• [Aim of the exercise]:
Reproduce every entry below precisely; do not include the pictures.
##### Material for this exercise
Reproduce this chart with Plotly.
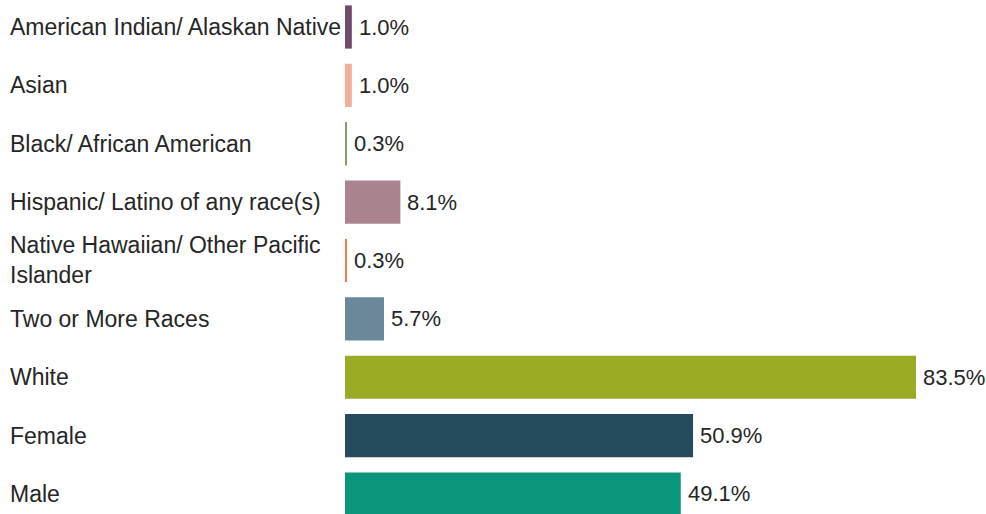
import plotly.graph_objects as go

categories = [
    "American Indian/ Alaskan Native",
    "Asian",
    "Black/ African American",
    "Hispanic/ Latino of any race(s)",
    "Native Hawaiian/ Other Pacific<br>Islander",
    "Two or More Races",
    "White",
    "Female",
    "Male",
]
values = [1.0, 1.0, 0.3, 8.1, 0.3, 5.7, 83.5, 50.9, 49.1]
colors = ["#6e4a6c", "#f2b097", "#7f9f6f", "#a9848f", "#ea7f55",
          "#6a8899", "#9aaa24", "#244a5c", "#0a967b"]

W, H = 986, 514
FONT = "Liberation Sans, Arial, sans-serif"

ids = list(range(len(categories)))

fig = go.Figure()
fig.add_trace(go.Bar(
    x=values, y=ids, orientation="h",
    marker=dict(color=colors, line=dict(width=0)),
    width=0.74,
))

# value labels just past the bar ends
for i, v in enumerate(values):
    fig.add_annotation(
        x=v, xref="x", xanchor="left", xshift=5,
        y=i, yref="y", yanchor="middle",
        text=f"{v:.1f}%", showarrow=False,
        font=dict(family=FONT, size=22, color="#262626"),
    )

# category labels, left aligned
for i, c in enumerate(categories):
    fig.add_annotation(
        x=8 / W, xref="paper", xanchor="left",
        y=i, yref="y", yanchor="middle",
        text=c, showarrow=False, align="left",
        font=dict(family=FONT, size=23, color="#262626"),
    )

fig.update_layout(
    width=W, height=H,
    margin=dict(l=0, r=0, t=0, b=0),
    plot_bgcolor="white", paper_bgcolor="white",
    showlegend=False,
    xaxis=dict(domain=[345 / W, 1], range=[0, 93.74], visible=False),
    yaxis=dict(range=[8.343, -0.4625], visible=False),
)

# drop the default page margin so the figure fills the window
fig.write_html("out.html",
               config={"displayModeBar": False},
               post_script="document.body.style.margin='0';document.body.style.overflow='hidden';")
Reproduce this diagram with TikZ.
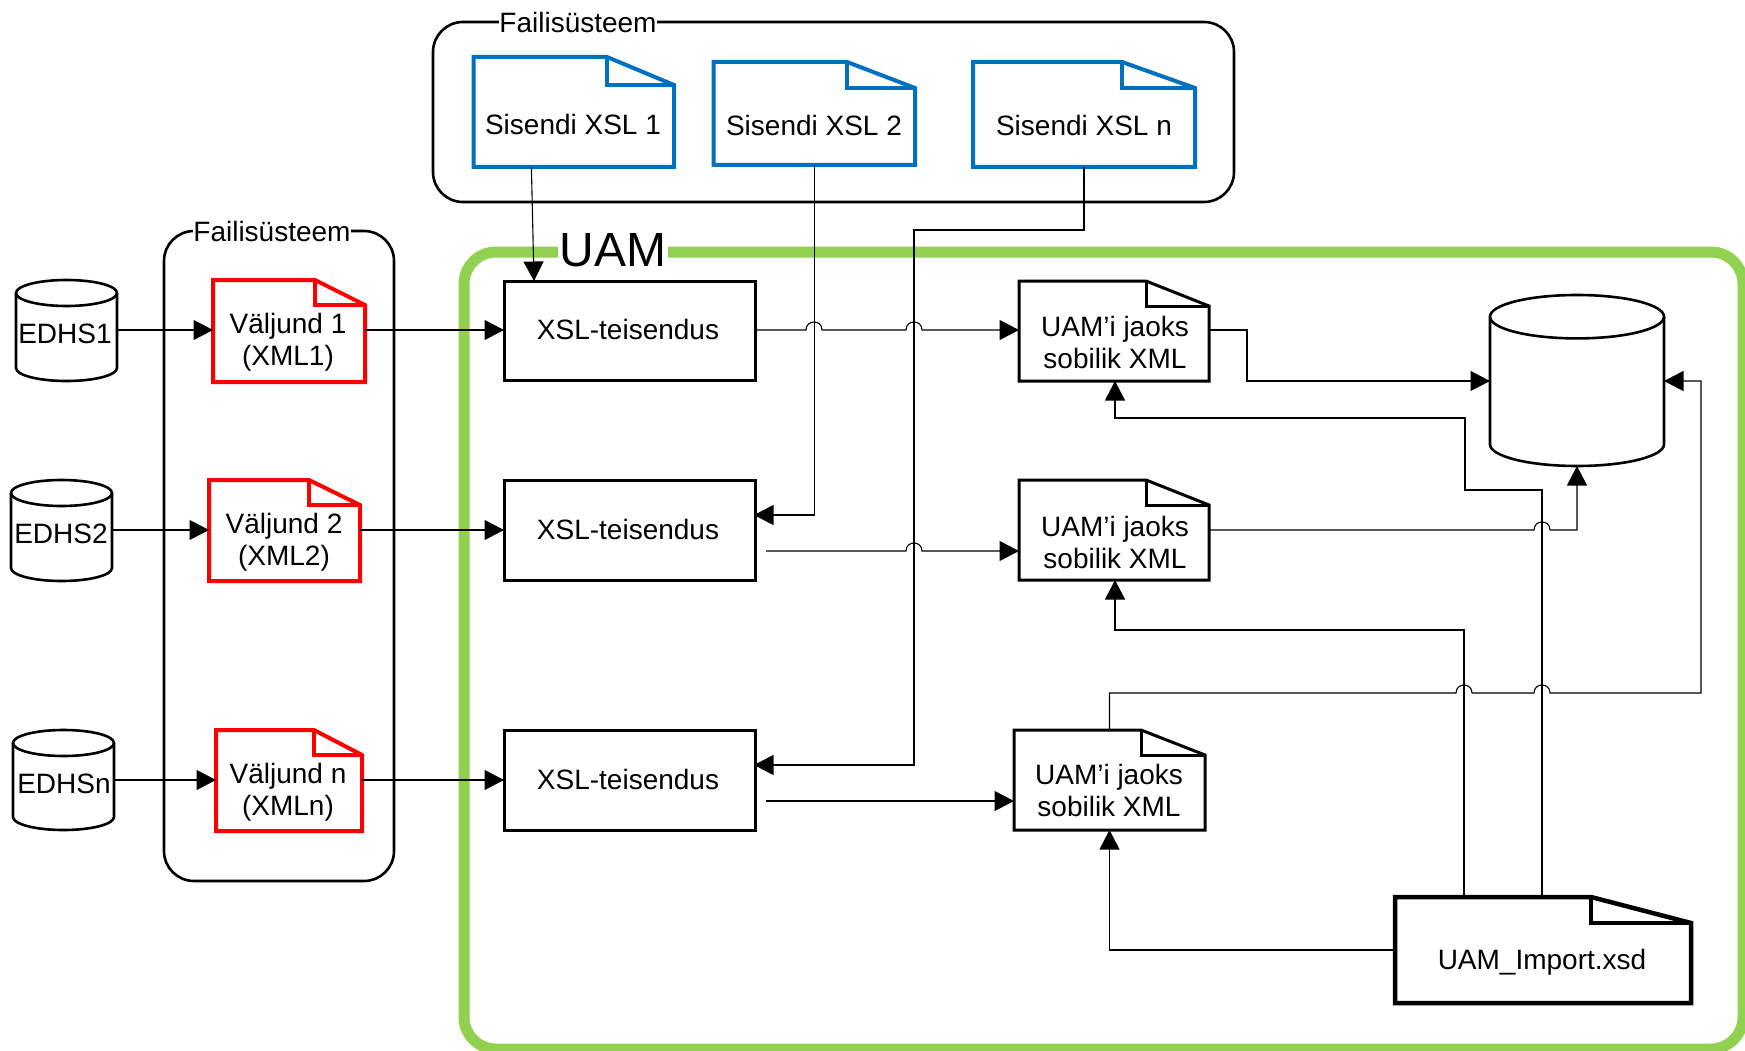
##########
• [Solution to this task]:
Reproduce this chart with Plotly.
import plotly.graph_objects as go

categories = [
    "American Indian/ Alaskan Native",
    "Asian",
    "Black/ African American",
    "Hispanic/ Latino of any race(s)",
    "Native Hawaiian/ Other Pacific<br>Islander",
    "Two or More Races",
    "White",
    "Female",
    "Male",
]
values = [1.0, 1.0, 0.3, 8.1, 0.3, 5.7, 83.5, 50.9, 49.1]
colors = ["#6e4a6c", "#f2b097", "#7f9f6f", "#a9848f", "#ea7f55",
          "#6a8899", "#9aaa24", "#244a5c", "#0a967b"]

W, H = 986, 514
FONT = "Liberation Sans, Arial, sans-serif"

ids = list(range(len(categories)))

fig = go.Figure()
fig.add_trace(go.Bar(
    x=values, y=ids, orientation="h",
    marker=dict(color=colors, line=dict(width=0)),
    width=0.74,
))

# value labels just past the bar ends
for i, v in enumerate(values):
    fig.add_annotation(
        x=v, xref="x", xanchor="left", xshift=5,
        y=i, yref="y", yanchor="middle",
        text=f"{v:.1f}%", showarrow=False,
        font=dict(family=FONT, size=22, color="#262626"),
    )

# category labels, left aligned
for i, c in enumerate(categories):
    fig.add_annotation(
        x=8 / W, xref="paper", xanchor="left",
        y=i, yref="y", yanchor="middle",
        text=c, showarrow=False, align="left",
        font=dict(family=FONT, size=23, color="#262626"),
    )

fig.update_layout(
    width=W, height=H,
    margin=dict(l=0, r=0, t=0, b=0),
    plot_bgcolor="white", paper_bgcolor="white",
    showlegend=False,
    xaxis=dict(domain=[345 / W, 1], range=[0, 93.74], visible=False),
    yaxis=dict(range=[8.343, -0.4625], visible=False),
)

# drop the default page margin so the figure fills the window
fig.write_html("out.html",
               config={"displayModeBar": False},
               post_script="document.body.style.margin='0';document.body.style.overflow='hidden';")
Reproduce this diagram with TikZ.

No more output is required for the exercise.